Love The Forgotten Women Series by Zing Tsjeng
“A self-described “bitch on wheels”, Sylvia Rivera (1951–2002) was a teenage runaway who became one of the world’s earliest and most passionate advocates for transgender rights. “In many ways,” one writer noted in a Village Voice obituary following her death in 2002, “Sylvia was the Rosa Parks of the modern transgender movement, a term that was not even coined until two decades after Stonewall.”
Never heard of Sylvia Rivera? A lot of people haven’t, and thus the purpose of Zing Tsjeng’s series ‘Forgotten Women’. Rivera is featured in the edition dedicated to forgotten ‘Leaders’, but Tsjeng has also authored editions for the female ‘Artists’, ‘Scientists’ and ‘Writers’ whose work and efforts have been indisputably influential, yet largely unacknowledged or incorrectly attributed.

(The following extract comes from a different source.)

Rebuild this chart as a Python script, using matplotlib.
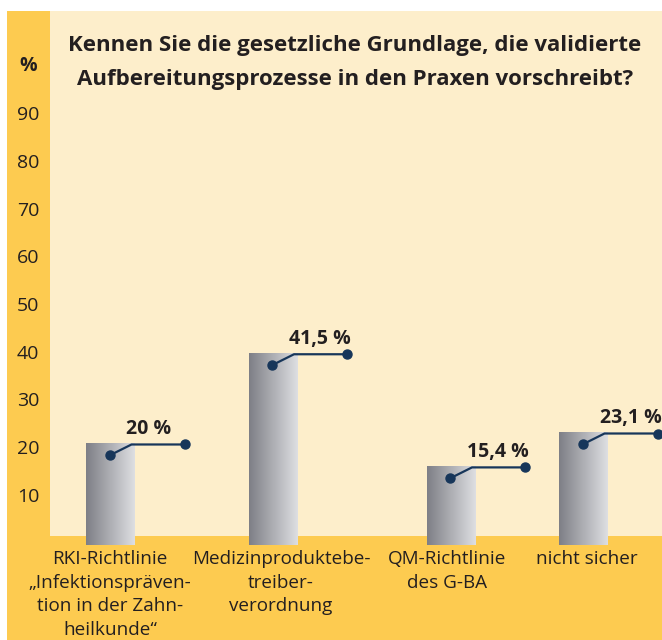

Over the course of history, countless women in numerous fields have been overlooked, despite the fact that their contributions have been invaluable. Tsjeng’s series aims to shine a light on these women and pay them the respect and praise they so deserve.
Also worth noting that Tsjeng is the UK Editor of VICE.com’s female-vertical, Broadly, which we love!
Feminists Don’t Wear Pink (and other lies): Amazing women on what the F-word means to them by Scarlett Curtis
“I didn’t know I was a feminist until I was fifteen. I didn’t know I was a feminist because I didn’t know I needed to be, and I also didn’t think I would still be allowed to wear make-up if I became one. And I seriously loved make-up.”
So writes journalist Scarlett Curtis in the introduction to her recently published curation of essays that explore what feminism means to all of us as women. Sometimes funny, occasionally heartbreaking, but always inspiring, this collection by women for women features pieces from well known columnists, activists, authors and actors. The different experiences are illuminating and complex, but all inherently linked, offering readers a sense of acceptance and understanding. The collection is less about explicitly defining feminism, and more about creating space for conversation, and helping readers identify their relationship with the ever present F-word.